Defective neutrophil migration to the gingiva in IL-17RA^KO mice. IL-17RA^KO or WT mice were infected with Pg 3 times over 5 days and killed 24 hours after the final inoculation. Sections were stained with H&E. Images were acquired with a Zeiss Axioimager 2I microscope system. (A) At least 80 slides per condition were examined for neutrophils by oil immersion microscopy at ×1000 magnification, and the number of neutrophils normalized to number of teeth present per slide was determined. Standard deviations are shown. Statistical significance of differences between Pg-infected and sham-infected was assessed by unpaired t test (P < .05). (B-C) Sample slides showing neutrophils in representative Pg-infected WT (panel B) or IL-17RA^KO (panel C) gingival slices imaged with 40×/0.10, 200×/0.45, and 1000×/1.30 oil-immersion objective lenses.

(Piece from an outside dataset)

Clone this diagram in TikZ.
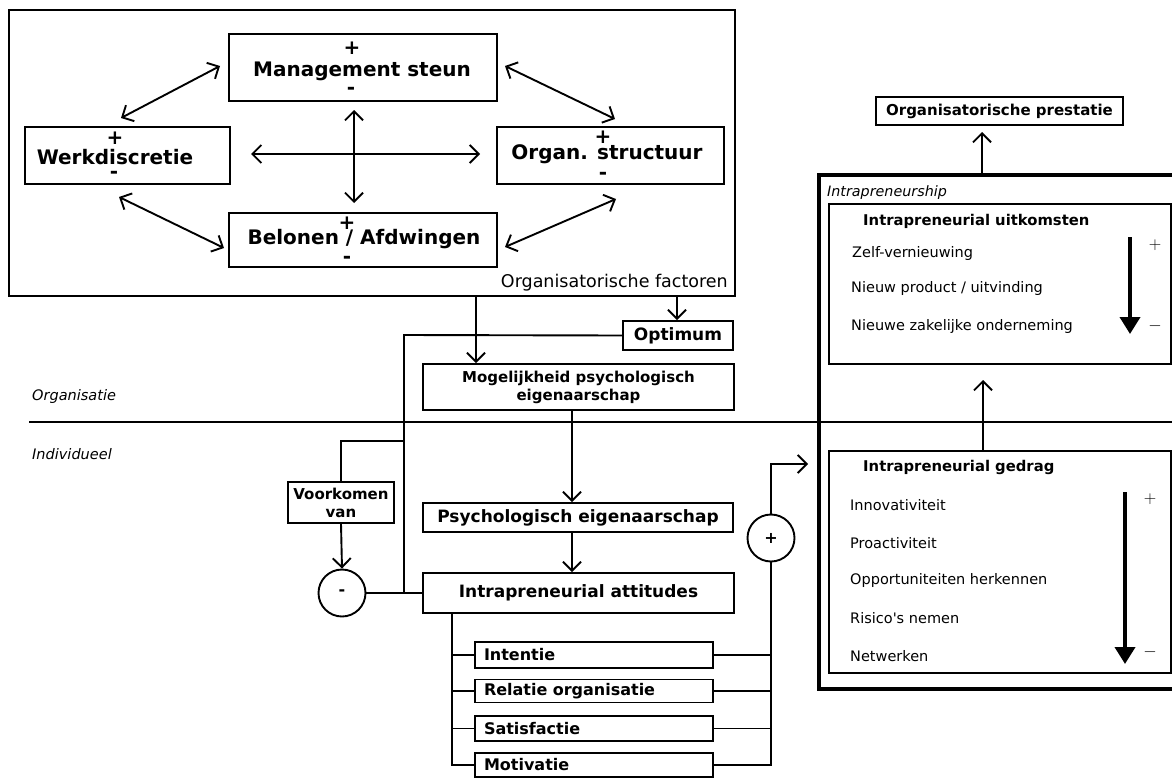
\documentclass[tikz,border=0pt]{standalone}
\usepackage{fontspec}
\setmainfont{DejaVu Sans}[Ligatures=TeXOff]
\usetikzlibrary{arrows.meta,calc}

\tikzset{
  frame/.style={draw, line width=1.9pt, inner sep=0pt},
  bigfont/.style={font=\bfseries\fontsize{20}{24}\selectfont},
  lab/.style={bigfont, inner sep=0pt},
  sgn/.style={bigfont, inner sep=0pt},
  midbox/.style={frame, font=\bfseries\fontsize{17}{20}\selectfont},
  smallbox/.style={frame, font=\bfseries\fontsize{15}{18}\selectfont, align=center},
  subbox/.style={frame, font=\bfseries\fontsize{16}{19}\selectfont,
    inner xsep=9pt, text width=220pt, align=left, minimum width=238pt},
  item/.style={font=\fontsize{14.5}{17}\selectfont, inner sep=0pt, anchor=west},
  ititle/.style={font=\bfseries\fontsize{14.8}{17}\selectfont, inner sep=0pt, anchor=west},
  side/.style={font=\itshape\fontsize{14.5}{17}\selectfont, inner sep=0pt, anchor=west},
  pm/.style={font=\fontsize{19}{19}\selectfont, inner sep=0pt},
  ln/.style={line width=1.9pt},
  conn/.style={line width=1.9pt, -{Straight Barb[length=9pt,width=18pt,line width=1.9pt]}},
  dbl/.style={line width=1.9pt, {Straight Barb[length=9pt,width=18pt,line width=1.9pt]}-{Straight Barb[length=9pt,width=18pt,line width=1.9pt]}},
  scale arrow/.style={line width=3.8pt, -{Triangle[length=17pt,width=20pt]}},
  junction/.style={draw, circle, line width=1.9pt, minimum size=47pt, inner sep=0pt,
    font=\bfseries\fontsize{16}{16}\selectfont}
}

\begin{document}
\begin{tikzpicture}[x=1pt, y=-1pt]
\useasboundingbox (0,0) rectangle (1172,779);

% ---------- organisational factors ----------
\node[frame, minimum width=726pt, minimum height=286pt] (orgf) at (372,153) {};
\node[font=\fontsize{17.5}{20}\selectfont, inner sep=0pt, anchor=east] (orgfL) at (728,283) {Organisatorische factoren};

\node[frame, minimum width=268pt, minimum height=67pt] (mgmt) at (363,67.5) {};
\node[lab] (mgmtL) at (362,71) {Management steun};
\node[sgn] (mgmtP) at (352,48) {+};
\node[sgn] (mgmtM) at (351,91) {-};

\node[frame, minimum width=205pt, minimum height=57pt] (werk) at (127.5,155.5) {};
\node[lab] (werkL) at (115,157) {Werkdiscretie};
\node[sgn] (werkP) at (115,138) {+};
\node[sgn] (werkM) at (114,175) {-};

\node[frame, minimum width=227pt, minimum height=57pt] (orgs) at (610.5,155.5) {};
\node[lab] (orgsL) at (607,154) {Organ. structuur};
\node[sgn] (orgsP) at (603,137) {+};
\node[sgn] (orgsM) at (603,176) {-};

\node[frame, minimum width=268pt, minimum height=54pt] (bel) at (363,240) {};
\node[lab] (belL) at (364,239) {Belonen / Afdwingen};
\node[sgn] (belP) at (347,223) {+};
\node[sgn] (belM) at (347,260) {-};

\coordinate (mw1) at (220,66);  \coordinate (mw2) at (121,118);
\coordinate (mo1) at (505,66);  \coordinate (mo2) at (615,119);
\coordinate (wb1) at (119,197); \coordinate (wb2) at (224,248);
\coordinate (ob1) at (616,199); \coordinate (ob2) at (505,247);
\coordinate (h1) at (251,154);  \coordinate (h2) at (480,154);
\coordinate (v1) at (354,110);  \coordinate (v2) at (354,203);
\draw[dbl] (mw1) -- (mw2);
\draw[dbl] (mo1) -- (mo2);
\draw[dbl] (wb1) -- (wb2);
\draw[dbl] (ob1) -- (ob2);
\draw[dbl] (h1) -- (h2);
\draw[dbl] (v1) -- (v2);

% ---------- psychological ownership chain ----------
\node[midbox, minimum width=110pt, minimum height=29pt] (opt) at (678,335.5) {Optimum};
\node[smallbox, minimum width=311pt, minimum height=46pt] (mog) at (578.5,387)
  {Mogelijkheid psychologisch\\eigenaarschap};
\node[midbox, minimum width=310pt, minimum height=29pt] (psy) at (578,517.5) {Psychologisch eigenaarschap};
\node[midbox, minimum width=311pt, minimum height=40pt] (att) at (578.5,593) {Intrapreneurial attitudes};

\coordinate (tapA) at (476,297);
\coordinate (tapB) at (677,297);
\draw[conn] (tapA) -- (tapA |- mog.north);
\draw[conn] (tapB) -- (tapB |- opt.north);

\coordinate (ax) at (572,0);
\draw[conn] (mog.south -| ax) -- (psy.north -| ax);
\draw[conn] (psy.south -| ax) -- (att.north -| ax);

% ---------- level separator ----------
\coordinate (sepL) at (29,422);
\coordinate (sepR) at (1172,422);
\draw[line width=1.9pt] (sepL) -- (sepR);
\node[side] (orgLvl) at (32,396) {Organisatie};
\node[side] (indLvl) at (32,454) {Individueel};

% ---------- negative feedback loop ----------
\node[smallbox, minimum width=106pt, minimum height=41pt] (vk) at (341,502.5) {Voorkomen\\van};
\node[junction] (minus) at (342,593) {-};
\coordinate (jL) at (404,335);
\coordinate (jB) at (404,441);
\draw[ln] (opt.west) -- (jL) -- (jL |- att.west);
\draw[ln] (minus.east) -- (att.west);
\draw[ln] (jB) -- (jB -| vk.north) -- (vk.north);
\draw[conn] (vk.south) -- (minus.north);

% ---------- attitude components ----------
\node[subbox, minimum height=26pt] (s1) at (594,655) {Intentie};
\node[subbox, minimum height=23pt] (s2) at (594,691) {Relatie organisatie};
\node[subbox, minimum height=25pt] (s3) at (594,728.5) {Satisfactie};
\node[subbox, minimum height=24pt] (s4) at (594,765) {Motivatie};

\coordinate (bx) at (452,0);
\draw[ln] (att.south -| bx) -- (s4.west -| bx) -- (s4.west);
\draw[ln] (s1.west -| bx) -- (s1.west);
\draw[ln] (s2.west -| bx) -- (s2.west);
\draw[ln] (s3.west -| bx) -- (s3.west);

\node[junction] (plus) at (771,538) {+};
\coordinate (rx) at (771,0);
\draw[ln] (s1.east) -- (s1.east -| rx);
\draw[ln] (s2.east) -- (s2.east -| rx);
\draw[ln] (s3.east) -- (s3.east -| rx);
\draw[ln] (s4.east) -- (s4.east -| rx) -- (plus.south);
\coordinate (up) at (771,464);
\coordinate (upR) at (808,464);
\draw[conn] (plus.north) -- (up) -- (upR);

% ---------- intrapreneurship ----------
\node[draw, line width=3.4pt, inner sep=0pt, minimum width=366pt, minimum height=514pt] (intra) at (1002,432) {};
\node[font=\itshape\fontsize{14.3}{17}\selectfont, inner sep=0pt, anchor=west] (intraL) at (827,193) {Intrapreneurship};

\node[frame, minimum width=342pt, minimum height=160pt] (uit) at (1000,284) {};
\node[ititle] (uitT) at (863,221) {Intrapreneurial uitkomsten};
\node[item] (u1) at (852,253) {Zelf-vernieuwing};
\node[item] (u2) at (851,288) {Nieuw product / uitvinding};
\node[item] (u3) at (851,326) {Nieuwe zakelijke onderneming};
\coordinate (ua1) at (1130,237);
\coordinate (ua2) at (1130,334);
\draw[scale arrow] (ua1) -- (ua2);
\node[pm] (uP) at (1155,245) {$+$};
\node[pm] (uM) at (1155,326) {$-$};

\node[frame, minimum width=342pt, minimum height=222pt] (ged) at (1000,562) {};
\node[ititle] (gedT) at (863,467) {Intrapreneurial gedrag};
\node[item] (g1) at (850,505) {Innovativiteit};
\node[item] (g2) at (850,543) {Proactiviteit};
\node[item] (g3) at (850,580) {Opportuniteiten herkennen};
\node[item] (g4) at (850,618) {Risico's nemen};
\node[item] (g5) at (850,656) {Netwerken};
\coordinate (ga1) at (1125,492);
\coordinate (ga2) at (1125,664);
\draw[scale arrow] (ga1) -- (ga2);
\node[pm] (gP) at (1150,499) {$+$};
\node[pm] (gM) at (1150,652) {$-$};

\coordinate (gu) at (983,380);
\draw[conn] (ged.north -| gu) -- (gu);

\node[smallbox, minimum width=247pt, minimum height=28pt] (pres) at (999.5,111) {Organisatorische prestatie};
\coordinate (pu) at (982,132);
\draw[conn] (intra.north -| pu) -- (pu);
\end{tikzpicture}
\end{document}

Arrows indicate polymorphonuclear neutrophils. 1M indicates first molar; 2M, second molar; PDL, periodontal ligament; B, bone; ABC, alveolar bone crest; CEJ, cementoenamel junction; DP, dental pulp; CT, connective tissue; Ep, epithelium; C, capillary; and S, sulcus.

Figure 5

CXC chemokine expression in situ. (A) IL-17RA^KO mice fail to up-regulate CXC chemokines in response to Pg infection. Serum samples from WT and IL-17RA^KO mice in Figure 1 were analyzed for Groα and LIX by ELISA. Standard deviations are shown. *Statistically significant differences between Pg-infected compared with Sham-infected mouse strains as assessed by unpaired t test (LIX, P < .001; Groα, P < .05). n.s. indicate not significant. (B) CXCR2^KO mice are susceptible to Pg-induced bone loss. CXCR2^KO or WT mice (BALB/c background) were infected with Pg or sham (n = 4-6), and ABC/CEJ distances on the left maxillary jaw were evaluated as in Figure 1. Net bone loss with standard deviations is shown. (C) Representative images of maxillary jaws in Pg-infected WT or CXCR2^KO mice, taken as in Figure 1D. (D) Source of CXC chemokines in Pg infection. Sections from Pg-infected WT mice (adjacent sections as in Figure 4B) were stained with antisera that recognizes Groα, LIX, and MIP2. Blue arrows indicate representative monocyte/macrophages; black arrows indicate representative fibroblasts. Image obtained with a 200×/0.45 objective lens. n.s. indicates not significant.

Figure 6

Opposing roles of IL-17 in inflammatory bone loss. While the dominant influence of IL-17 in RA leads to bone destruction (see Moseley et al, Gaffen, and Lubberts et al), we find the net effect of IL-17RA–mediated signaling in PD leads to alveolar bone protection. IL-17 is produced primarily by T cells, and triggers a variety of target cells to secrete inflammatory mediators, including chemokines, cytokines, cell-surface receptors, prostaglandin E2, and nitric oxide (NO). While many of these effectors exert bone resorptive effects by mediating enhanced osteoclastogenesis, chemokines and the neutrophils they recruit exert antimicrobial activities that ultimately lead to a bone-protective effect in the context of periodontal infection.